Duran Henry is a Tlingit/Southern Tutchone member of the Kwanlin Dun First Nation in Whitehorse, Yukon Territory. He is a member of the Crow Clan. He was born in 1983 and is the son of artist Ray Shorty and nephew to artists Richard, Jim and Eddie Shorty.
Duran has enjoyed drawing and painting from a young age. As a teenager, he took part in many art classes and workshops. Joining the Northern Cultural Expressions Society (formally Sundog Carving Studio) in 2006, he learned under the instruction of Tlingit carver Calvin Morberg. He has also studied under Lewis McKenna, William Callaghan, Victor Reese of BC, and totem carver, Sean Hinton of Chilliwack, BC.
Duran participated in Sundog’s Carving Our Path Program in 2006-2007, the Yukon First Nations Arts Festival in Whitehorse, 2008, as well as the Tlingit Gathering in Juneau Alaska, 2008. In more recent years, he has participated in the Dug Out Canoe projects (2016/2017), and the annual Adaka Festival in Whitehorse, YT.

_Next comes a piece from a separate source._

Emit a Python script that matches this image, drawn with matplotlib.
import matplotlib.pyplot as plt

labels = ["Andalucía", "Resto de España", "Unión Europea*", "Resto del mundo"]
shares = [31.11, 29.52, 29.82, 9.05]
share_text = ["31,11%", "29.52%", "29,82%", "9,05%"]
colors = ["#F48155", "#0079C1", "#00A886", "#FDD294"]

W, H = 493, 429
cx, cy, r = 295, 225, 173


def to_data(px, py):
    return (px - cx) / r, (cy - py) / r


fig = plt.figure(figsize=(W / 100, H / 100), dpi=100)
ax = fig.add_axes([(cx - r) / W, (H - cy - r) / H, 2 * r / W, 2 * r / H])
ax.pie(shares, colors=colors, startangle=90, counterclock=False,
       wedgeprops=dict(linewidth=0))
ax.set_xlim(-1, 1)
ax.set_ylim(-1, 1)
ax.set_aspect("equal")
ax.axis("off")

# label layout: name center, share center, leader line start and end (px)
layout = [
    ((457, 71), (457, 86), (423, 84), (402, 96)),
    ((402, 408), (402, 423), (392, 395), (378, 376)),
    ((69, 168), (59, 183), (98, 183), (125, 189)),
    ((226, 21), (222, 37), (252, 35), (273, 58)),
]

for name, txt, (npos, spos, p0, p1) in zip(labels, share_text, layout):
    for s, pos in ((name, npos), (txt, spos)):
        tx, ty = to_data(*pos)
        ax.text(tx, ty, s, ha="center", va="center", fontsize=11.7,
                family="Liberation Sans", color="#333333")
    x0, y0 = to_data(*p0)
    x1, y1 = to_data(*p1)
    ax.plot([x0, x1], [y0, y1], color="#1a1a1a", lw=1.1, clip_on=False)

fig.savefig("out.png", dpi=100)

Duran now works primarily with wood, carving paddles, plaques, masks and panels. He currently uses basswood, yellow and red cedar for his creations. He likes to make his own designs using pencil and acrylic paints. He has started making prints, and has some of a bentwood box he designed and created.

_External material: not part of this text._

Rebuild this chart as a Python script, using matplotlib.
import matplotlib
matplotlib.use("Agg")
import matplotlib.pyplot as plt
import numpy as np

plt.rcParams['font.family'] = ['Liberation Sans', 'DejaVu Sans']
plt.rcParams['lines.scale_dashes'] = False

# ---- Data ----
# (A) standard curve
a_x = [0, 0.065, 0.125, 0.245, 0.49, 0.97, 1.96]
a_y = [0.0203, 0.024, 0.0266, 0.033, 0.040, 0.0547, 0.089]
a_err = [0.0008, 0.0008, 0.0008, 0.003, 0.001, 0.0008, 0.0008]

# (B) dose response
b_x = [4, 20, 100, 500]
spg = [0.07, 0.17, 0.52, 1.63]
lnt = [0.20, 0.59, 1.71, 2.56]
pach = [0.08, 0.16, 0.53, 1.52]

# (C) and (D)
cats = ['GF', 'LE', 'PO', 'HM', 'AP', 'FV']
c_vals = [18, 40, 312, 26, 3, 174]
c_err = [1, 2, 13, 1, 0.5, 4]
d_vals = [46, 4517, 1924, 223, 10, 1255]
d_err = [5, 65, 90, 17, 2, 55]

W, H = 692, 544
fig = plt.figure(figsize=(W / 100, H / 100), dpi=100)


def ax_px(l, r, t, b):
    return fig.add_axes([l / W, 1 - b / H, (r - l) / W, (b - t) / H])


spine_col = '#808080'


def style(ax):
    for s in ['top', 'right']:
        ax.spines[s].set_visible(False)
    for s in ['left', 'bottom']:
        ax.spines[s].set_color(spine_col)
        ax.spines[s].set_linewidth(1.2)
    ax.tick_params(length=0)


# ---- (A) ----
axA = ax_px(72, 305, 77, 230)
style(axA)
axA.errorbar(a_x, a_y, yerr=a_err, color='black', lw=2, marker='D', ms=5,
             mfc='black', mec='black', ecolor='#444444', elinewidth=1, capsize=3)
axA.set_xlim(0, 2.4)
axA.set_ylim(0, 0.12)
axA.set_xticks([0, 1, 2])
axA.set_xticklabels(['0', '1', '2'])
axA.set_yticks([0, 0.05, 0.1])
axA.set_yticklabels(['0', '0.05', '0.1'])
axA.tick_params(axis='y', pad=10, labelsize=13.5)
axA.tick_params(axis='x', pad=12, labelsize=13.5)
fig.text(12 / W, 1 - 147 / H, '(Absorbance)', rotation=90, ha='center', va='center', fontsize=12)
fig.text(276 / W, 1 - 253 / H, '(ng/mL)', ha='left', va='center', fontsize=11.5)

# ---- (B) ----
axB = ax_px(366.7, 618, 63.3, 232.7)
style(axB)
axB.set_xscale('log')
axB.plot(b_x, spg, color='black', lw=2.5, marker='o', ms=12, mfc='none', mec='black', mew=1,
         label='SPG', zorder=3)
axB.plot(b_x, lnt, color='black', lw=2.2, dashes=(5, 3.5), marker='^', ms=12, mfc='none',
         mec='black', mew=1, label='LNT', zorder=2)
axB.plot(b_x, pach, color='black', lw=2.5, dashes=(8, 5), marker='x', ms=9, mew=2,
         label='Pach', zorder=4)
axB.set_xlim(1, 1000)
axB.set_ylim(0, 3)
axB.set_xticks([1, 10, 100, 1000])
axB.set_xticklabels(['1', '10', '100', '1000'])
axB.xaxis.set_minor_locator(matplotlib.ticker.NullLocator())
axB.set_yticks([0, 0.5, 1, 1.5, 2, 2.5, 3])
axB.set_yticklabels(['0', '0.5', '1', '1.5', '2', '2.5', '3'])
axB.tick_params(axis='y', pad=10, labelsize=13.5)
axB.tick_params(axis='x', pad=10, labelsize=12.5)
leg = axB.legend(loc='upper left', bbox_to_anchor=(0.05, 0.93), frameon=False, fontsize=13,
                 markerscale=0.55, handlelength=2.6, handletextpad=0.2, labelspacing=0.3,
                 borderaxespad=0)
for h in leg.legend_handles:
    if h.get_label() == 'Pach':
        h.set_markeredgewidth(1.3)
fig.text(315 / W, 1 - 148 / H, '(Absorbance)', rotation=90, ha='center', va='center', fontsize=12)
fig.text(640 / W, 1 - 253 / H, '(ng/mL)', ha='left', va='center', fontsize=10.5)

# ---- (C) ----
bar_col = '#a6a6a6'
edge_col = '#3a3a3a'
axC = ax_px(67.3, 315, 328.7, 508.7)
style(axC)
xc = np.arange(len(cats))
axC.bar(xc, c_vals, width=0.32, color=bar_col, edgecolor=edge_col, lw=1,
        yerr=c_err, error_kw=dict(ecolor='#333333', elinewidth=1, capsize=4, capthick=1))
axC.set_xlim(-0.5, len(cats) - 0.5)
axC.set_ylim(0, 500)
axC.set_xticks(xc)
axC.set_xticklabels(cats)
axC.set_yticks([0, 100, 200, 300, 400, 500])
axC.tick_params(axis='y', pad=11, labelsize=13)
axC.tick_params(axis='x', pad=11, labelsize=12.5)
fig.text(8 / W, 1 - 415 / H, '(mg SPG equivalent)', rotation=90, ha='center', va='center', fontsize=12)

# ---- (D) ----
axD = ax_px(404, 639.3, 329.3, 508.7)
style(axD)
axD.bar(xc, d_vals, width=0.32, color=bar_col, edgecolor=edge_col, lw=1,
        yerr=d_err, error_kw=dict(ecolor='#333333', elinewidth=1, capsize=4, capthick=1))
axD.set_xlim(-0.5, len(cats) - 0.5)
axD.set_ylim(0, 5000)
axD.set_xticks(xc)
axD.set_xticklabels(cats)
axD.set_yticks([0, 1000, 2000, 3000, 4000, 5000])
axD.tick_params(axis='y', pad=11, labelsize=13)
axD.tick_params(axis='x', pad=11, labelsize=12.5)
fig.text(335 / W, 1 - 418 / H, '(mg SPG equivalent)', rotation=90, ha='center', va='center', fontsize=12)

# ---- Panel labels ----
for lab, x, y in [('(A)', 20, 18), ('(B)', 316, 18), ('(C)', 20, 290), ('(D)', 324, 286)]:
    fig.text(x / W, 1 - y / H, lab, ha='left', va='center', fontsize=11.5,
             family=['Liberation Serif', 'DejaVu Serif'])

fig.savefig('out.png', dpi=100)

Influenced by his father and uncles, Duran is committed to his emerging career as an artist and carver. He is currently in the advanced course and teaching local youths in elementary and high school NCES programs. He enjoys listening to head-banging metal music and realism in other art forms. Duran has overcome many obstacles in life. His art has helped him through life and painful experiences
Incorporating traditional stories into each of his pieces, Duran Henry is continuing to carry on the artistic values and lifestyle of his family.